### Dataset content

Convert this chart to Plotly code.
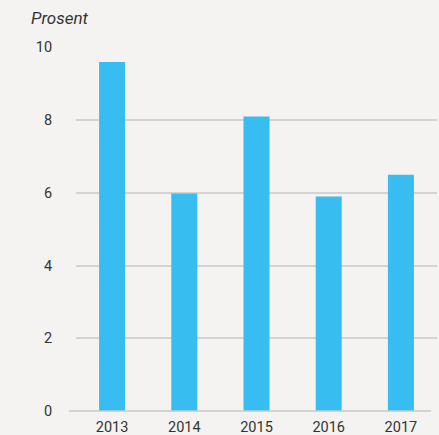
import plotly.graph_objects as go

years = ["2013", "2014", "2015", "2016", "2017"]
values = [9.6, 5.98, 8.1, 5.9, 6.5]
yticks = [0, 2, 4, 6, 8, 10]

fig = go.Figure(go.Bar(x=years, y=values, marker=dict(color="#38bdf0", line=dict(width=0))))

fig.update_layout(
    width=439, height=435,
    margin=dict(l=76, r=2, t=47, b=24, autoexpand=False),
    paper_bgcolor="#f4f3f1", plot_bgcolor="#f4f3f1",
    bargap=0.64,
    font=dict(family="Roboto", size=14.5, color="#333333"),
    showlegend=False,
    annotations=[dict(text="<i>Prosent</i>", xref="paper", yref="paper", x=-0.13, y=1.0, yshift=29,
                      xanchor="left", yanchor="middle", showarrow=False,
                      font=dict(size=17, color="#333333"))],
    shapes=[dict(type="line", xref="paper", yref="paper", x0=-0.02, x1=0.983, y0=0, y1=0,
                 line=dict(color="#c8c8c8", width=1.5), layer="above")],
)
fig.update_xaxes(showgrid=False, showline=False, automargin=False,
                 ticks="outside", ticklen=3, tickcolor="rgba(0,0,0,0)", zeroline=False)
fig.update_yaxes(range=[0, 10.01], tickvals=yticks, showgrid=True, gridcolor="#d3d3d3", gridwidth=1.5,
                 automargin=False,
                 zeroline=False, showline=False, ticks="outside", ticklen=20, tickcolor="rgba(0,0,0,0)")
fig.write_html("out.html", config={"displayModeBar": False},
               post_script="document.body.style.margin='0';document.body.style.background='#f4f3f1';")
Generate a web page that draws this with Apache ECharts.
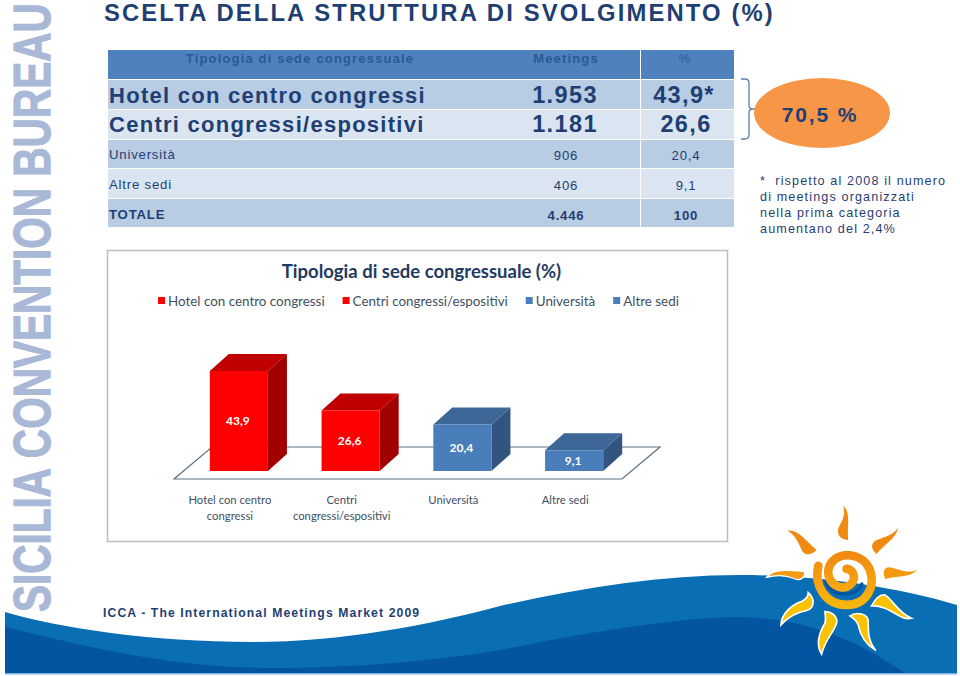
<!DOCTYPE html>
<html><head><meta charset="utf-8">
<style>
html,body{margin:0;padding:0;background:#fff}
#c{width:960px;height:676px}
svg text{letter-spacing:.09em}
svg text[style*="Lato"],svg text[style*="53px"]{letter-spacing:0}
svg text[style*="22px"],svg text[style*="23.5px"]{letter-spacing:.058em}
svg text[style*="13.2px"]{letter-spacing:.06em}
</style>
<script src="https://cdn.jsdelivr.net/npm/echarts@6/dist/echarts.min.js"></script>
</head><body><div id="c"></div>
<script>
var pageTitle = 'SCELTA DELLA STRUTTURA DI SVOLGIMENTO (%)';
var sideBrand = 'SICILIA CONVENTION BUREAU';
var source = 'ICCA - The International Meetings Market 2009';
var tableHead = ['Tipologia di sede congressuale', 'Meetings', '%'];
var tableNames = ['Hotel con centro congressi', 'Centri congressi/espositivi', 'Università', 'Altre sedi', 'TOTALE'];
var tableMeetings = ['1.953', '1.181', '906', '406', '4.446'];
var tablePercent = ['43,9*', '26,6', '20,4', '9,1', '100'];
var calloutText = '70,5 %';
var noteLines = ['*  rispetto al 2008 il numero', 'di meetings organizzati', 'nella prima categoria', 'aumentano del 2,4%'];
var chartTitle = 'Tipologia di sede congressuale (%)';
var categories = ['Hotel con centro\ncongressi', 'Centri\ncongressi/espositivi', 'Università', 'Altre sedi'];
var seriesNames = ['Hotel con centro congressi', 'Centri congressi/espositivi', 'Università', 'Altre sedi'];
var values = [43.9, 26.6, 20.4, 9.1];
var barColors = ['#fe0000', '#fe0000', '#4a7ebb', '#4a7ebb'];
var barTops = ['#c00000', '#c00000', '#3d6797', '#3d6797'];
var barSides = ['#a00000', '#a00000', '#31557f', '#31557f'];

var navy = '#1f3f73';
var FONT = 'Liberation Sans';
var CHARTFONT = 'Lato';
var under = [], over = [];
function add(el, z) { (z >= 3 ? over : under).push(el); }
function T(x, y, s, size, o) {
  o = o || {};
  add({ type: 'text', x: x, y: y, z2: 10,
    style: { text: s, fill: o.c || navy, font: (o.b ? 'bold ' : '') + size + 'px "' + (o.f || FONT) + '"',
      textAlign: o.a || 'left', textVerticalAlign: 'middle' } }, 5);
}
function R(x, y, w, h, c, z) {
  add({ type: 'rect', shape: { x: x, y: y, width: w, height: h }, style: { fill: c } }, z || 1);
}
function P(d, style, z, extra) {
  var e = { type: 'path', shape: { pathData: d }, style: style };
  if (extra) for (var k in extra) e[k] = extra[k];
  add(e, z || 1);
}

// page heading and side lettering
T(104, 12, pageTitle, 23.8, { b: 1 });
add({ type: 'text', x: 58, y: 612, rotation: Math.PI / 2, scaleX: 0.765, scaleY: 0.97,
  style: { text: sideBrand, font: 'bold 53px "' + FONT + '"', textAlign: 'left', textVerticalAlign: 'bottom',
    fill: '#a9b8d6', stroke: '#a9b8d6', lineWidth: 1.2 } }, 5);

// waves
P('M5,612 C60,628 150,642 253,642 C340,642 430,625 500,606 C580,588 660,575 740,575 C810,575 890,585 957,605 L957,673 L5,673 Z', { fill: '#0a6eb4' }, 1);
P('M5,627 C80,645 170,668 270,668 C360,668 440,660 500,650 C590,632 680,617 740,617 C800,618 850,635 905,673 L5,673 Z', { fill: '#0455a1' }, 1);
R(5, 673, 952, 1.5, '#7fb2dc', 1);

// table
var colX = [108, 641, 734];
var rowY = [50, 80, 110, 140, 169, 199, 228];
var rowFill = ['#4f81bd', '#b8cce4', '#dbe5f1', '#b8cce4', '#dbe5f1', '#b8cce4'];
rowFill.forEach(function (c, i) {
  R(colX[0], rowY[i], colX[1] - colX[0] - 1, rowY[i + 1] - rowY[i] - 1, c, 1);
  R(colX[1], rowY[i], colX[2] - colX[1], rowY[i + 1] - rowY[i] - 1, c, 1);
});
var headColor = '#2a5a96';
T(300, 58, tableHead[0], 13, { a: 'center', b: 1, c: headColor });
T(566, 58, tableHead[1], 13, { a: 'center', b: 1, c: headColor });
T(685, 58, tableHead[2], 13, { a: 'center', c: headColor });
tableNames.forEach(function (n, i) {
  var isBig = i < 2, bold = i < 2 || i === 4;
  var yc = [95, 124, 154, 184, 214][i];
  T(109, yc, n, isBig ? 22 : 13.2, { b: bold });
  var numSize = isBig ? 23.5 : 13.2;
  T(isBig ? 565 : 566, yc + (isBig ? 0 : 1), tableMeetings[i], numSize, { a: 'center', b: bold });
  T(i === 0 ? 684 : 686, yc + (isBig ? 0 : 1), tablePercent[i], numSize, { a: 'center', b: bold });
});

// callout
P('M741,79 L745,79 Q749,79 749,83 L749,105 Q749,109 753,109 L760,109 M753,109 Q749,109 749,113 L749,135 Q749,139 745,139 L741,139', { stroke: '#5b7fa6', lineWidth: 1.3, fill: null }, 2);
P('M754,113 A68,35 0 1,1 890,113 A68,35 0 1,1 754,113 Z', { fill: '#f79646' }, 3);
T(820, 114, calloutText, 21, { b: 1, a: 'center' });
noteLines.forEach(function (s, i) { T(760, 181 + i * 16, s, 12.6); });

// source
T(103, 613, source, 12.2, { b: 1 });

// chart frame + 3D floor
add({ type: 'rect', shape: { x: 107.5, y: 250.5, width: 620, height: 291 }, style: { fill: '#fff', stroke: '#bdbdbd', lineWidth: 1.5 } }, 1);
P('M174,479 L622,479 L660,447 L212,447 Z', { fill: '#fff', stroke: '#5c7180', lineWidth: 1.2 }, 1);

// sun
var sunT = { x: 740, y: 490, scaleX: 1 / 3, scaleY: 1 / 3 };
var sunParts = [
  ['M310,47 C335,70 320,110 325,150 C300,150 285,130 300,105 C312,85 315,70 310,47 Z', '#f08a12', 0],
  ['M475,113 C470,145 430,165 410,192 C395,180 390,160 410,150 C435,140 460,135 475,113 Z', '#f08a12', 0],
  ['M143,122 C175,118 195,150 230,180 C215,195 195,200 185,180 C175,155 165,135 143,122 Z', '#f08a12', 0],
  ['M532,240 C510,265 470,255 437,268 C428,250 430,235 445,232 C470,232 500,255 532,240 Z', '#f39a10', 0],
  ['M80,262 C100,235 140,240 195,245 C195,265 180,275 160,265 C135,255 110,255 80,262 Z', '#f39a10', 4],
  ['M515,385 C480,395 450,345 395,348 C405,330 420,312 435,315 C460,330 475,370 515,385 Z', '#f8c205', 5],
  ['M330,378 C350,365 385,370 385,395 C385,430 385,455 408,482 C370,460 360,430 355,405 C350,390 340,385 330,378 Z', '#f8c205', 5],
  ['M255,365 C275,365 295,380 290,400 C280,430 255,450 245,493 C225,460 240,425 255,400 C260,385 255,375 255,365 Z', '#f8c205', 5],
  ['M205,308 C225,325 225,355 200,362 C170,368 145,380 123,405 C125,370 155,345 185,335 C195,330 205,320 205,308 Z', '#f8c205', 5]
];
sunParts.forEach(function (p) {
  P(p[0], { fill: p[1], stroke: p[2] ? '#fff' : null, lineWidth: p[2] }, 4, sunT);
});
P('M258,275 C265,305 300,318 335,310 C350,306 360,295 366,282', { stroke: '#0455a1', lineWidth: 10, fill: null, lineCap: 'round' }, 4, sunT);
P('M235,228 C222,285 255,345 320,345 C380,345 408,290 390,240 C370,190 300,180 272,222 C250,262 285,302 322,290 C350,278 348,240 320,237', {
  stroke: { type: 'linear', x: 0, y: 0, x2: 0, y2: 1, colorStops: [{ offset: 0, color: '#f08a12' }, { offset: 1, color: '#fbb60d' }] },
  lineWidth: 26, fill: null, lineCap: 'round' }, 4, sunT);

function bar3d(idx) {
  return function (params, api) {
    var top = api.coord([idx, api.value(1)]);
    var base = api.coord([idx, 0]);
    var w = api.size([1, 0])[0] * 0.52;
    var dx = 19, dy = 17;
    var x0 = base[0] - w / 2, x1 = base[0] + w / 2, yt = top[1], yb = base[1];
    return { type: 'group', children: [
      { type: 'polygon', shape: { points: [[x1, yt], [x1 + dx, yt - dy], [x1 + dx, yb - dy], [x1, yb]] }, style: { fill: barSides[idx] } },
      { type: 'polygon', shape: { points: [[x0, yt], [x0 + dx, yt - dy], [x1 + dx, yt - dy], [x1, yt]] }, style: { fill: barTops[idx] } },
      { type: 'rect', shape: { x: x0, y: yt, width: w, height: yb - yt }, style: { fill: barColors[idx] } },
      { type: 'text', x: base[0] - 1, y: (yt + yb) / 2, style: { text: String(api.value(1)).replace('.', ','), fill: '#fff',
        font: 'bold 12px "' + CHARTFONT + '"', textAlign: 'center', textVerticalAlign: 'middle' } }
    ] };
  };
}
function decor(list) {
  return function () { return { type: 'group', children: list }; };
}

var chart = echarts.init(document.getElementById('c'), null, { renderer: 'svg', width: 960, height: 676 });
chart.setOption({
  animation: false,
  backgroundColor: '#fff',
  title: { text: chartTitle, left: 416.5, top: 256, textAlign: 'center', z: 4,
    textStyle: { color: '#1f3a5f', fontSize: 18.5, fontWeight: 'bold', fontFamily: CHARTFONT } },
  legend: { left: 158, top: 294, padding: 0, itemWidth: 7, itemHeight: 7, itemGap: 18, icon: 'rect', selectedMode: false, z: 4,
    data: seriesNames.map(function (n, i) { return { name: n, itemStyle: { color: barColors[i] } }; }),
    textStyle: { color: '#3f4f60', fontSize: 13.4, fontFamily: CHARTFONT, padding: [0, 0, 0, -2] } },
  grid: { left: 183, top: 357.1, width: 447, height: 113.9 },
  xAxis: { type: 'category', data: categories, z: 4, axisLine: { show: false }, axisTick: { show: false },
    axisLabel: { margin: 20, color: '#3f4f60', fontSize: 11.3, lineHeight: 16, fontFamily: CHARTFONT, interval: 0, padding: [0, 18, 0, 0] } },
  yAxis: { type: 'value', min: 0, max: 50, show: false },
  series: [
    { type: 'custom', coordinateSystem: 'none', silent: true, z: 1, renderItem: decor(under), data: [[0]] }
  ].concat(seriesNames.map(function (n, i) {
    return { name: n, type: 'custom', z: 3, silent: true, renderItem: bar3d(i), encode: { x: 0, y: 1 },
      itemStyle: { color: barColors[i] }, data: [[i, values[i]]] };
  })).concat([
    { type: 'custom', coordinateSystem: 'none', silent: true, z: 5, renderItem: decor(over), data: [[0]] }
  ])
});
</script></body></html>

######

Scan the material and collect every line that contains "this".

Answer -
Convert this chart to Plotly code.
Generate a web page that draws this with Apache ECharts.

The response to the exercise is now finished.